● **Your goal**:
Begin at the first line of the data and copy each line through the one containing "(0,0) rectangle (938,421);", that line included, with no pictures.
-- Begin Given data --
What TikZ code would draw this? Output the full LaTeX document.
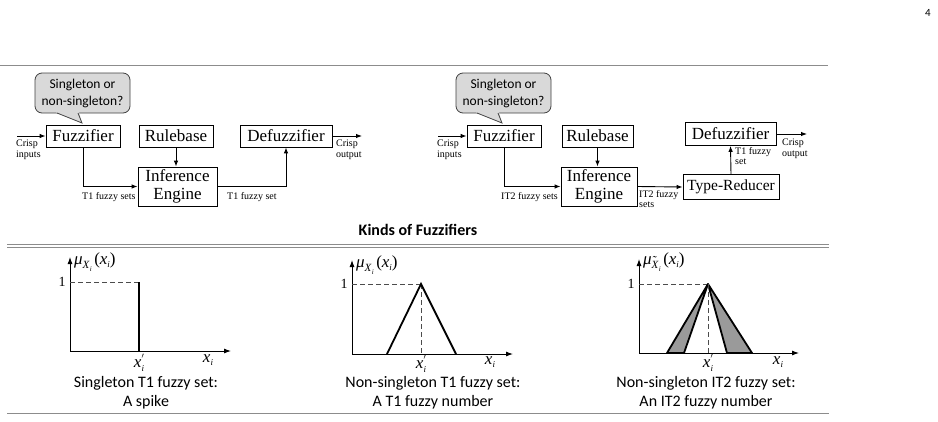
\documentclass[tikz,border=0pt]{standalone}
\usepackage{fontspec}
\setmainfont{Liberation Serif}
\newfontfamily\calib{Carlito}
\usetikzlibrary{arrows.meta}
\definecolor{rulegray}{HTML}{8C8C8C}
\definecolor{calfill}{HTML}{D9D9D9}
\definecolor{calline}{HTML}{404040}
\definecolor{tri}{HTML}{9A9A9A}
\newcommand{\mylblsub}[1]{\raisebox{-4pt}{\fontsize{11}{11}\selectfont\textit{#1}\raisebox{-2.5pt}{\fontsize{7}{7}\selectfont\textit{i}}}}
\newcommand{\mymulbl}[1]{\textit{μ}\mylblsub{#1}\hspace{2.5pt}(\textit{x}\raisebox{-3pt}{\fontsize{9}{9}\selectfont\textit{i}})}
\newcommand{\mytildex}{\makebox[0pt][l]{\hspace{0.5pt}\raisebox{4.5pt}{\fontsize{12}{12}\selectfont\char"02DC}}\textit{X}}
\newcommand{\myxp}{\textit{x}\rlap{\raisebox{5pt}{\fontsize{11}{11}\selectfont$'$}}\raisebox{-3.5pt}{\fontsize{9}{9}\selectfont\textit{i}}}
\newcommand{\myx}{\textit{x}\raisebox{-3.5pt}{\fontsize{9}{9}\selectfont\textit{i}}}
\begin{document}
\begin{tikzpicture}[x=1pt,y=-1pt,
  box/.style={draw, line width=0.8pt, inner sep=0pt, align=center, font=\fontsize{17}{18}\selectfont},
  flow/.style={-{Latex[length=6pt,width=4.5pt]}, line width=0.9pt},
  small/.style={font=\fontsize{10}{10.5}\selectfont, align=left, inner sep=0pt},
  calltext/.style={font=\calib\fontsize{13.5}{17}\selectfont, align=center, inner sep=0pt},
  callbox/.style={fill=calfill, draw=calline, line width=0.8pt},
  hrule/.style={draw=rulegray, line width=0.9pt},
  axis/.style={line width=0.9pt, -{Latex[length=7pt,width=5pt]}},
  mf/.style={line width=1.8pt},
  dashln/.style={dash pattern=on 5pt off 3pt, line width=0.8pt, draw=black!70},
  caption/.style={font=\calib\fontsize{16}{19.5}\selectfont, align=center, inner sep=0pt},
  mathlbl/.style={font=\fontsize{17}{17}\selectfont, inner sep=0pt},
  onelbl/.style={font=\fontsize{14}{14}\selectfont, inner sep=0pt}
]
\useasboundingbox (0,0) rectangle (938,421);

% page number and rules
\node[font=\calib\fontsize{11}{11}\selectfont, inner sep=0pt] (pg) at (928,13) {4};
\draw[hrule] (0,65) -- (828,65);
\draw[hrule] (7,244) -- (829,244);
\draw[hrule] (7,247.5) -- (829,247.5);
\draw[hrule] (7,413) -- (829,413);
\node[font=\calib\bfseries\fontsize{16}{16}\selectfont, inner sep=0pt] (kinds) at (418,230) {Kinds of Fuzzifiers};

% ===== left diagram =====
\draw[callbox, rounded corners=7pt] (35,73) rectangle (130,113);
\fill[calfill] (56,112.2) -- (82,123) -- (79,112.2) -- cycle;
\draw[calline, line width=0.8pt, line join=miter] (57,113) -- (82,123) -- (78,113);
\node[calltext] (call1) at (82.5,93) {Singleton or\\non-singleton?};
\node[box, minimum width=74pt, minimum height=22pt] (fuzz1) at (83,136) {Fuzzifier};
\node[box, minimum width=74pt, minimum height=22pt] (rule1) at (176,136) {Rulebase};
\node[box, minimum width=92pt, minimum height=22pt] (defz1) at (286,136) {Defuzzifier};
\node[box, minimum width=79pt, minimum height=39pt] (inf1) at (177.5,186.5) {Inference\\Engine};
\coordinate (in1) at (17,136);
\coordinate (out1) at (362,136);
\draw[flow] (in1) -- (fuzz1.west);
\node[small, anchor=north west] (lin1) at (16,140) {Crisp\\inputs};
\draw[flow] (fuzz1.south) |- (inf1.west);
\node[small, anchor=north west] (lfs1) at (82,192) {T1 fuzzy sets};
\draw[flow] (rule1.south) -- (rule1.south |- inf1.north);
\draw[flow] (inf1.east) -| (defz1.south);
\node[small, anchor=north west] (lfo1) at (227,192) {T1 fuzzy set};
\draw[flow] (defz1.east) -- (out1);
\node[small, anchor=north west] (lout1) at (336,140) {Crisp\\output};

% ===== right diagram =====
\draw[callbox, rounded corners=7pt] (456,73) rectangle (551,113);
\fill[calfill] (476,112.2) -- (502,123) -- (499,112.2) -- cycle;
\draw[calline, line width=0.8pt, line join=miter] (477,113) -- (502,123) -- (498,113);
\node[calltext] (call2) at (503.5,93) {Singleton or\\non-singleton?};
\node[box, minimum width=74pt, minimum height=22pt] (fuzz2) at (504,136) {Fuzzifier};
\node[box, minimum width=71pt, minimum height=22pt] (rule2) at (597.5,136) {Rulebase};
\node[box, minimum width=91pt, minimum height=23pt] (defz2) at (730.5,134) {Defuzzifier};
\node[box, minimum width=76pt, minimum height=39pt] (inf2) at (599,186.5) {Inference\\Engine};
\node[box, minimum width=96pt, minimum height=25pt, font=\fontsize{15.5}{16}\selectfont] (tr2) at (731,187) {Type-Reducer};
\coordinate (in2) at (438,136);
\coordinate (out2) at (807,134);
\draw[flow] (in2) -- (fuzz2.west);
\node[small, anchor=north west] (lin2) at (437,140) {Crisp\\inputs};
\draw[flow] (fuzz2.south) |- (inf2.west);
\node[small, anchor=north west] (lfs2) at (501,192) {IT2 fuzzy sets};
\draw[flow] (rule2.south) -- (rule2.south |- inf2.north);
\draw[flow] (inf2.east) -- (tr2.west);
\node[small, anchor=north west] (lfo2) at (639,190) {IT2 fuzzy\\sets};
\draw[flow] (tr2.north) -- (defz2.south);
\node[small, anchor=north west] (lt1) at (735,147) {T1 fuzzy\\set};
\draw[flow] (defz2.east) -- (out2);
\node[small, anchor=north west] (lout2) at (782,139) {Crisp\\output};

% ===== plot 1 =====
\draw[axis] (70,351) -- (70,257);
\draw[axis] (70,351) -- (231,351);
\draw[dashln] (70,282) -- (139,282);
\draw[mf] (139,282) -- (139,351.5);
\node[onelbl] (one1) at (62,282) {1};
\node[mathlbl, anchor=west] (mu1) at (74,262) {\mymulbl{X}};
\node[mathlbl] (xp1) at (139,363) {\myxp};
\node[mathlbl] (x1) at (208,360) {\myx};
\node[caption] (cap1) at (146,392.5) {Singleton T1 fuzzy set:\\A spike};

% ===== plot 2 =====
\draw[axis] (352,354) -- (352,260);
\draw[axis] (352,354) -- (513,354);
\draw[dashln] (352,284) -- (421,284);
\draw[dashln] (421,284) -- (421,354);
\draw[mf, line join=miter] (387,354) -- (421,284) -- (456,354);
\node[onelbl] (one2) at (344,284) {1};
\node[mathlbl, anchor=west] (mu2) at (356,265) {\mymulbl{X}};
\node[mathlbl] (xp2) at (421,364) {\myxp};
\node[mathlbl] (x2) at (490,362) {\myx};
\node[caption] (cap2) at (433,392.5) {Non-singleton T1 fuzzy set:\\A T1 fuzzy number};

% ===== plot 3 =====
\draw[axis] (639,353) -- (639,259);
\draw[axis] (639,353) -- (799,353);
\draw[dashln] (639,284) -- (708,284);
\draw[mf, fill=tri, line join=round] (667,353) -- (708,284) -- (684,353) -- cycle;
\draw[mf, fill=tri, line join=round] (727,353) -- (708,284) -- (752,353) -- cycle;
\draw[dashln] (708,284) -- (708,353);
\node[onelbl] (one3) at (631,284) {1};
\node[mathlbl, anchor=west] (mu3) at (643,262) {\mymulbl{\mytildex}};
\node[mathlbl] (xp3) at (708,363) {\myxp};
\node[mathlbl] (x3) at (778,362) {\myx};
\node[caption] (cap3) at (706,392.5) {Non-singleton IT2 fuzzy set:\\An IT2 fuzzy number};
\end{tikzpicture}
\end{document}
-- End Given data --
● **Answer to the task**:
What TikZ code would draw this? Output the full LaTeX document.
\documentclass[tikz,border=0pt]{standalone}
\usepackage{fontspec}
\setmainfont{Liberation Serif}
\newfontfamily\calib{Carlito}
\usetikzlibrary{arrows.meta}
\definecolor{rulegray}{HTML}{8C8C8C}
\definecolor{calfill}{HTML}{D9D9D9}
\definecolor{calline}{HTML}{404040}
\definecolor{tri}{HTML}{9A9A9A}
\newcommand{\mylblsub}[1]{\raisebox{-4pt}{\fontsize{11}{11}\selectfont\textit{#1}\raisebox{-2.5pt}{\fontsize{7}{7}\selectfont\textit{i}}}}
\newcommand{\mymulbl}[1]{\textit{μ}\mylblsub{#1}\hspace{2.5pt}(\textit{x}\raisebox{-3pt}{\fontsize{9}{9}\selectfont\textit{i}})}
\newcommand{\mytildex}{\makebox[0pt][l]{\hspace{0.5pt}\raisebox{4.5pt}{\fontsize{12}{12}\selectfont\char"02DC}}\textit{X}}
\newcommand{\myxp}{\textit{x}\rlap{\raisebox{5pt}{\fontsize{11}{11}\selectfont$'$}}\raisebox{-3.5pt}{\fontsize{9}{9}\selectfont\textit{i}}}
\newcommand{\myx}{\textit{x}\raisebox{-3.5pt}{\fontsize{9}{9}\selectfont\textit{i}}}
\begin{document}
\begin{tikzpicture}[x=1pt,y=-1pt,
  box/.style={draw, line width=0.8pt, inner sep=0pt, align=center, font=\fontsize{17}{18}\selectfont},
  flow/.style={-{Latex[length=6pt,width=4.5pt]}, line width=0.9pt},
  small/.style={font=\fontsize{10}{10.5}\selectfont, align=left, inner sep=0pt},
  calltext/.style={font=\calib\fontsize{13.5}{17}\selectfont, align=center, inner sep=0pt},
  callbox/.style={fill=calfill, draw=calline, line width=0.8pt},
  hrule/.style={draw=rulegray, line width=0.9pt},
  axis/.style={line width=0.9pt, -{Latex[length=7pt,width=5pt]}},
  mf/.style={line width=1.8pt},
  dashln/.style={dash pattern=on 5pt off 3pt, line width=0.8pt, draw=black!70},
  caption/.style={font=\calib\fontsize{16}{19.5}\selectfont, align=center, inner sep=0pt},
  mathlbl/.style={font=\fontsize{17}{17}\selectfont, inner sep=0pt},
  onelbl/.style={font=\fontsize{14}{14}\selectfont, inner sep=0pt}
]
\useasboundingbox (0,0) rectangle (938,421);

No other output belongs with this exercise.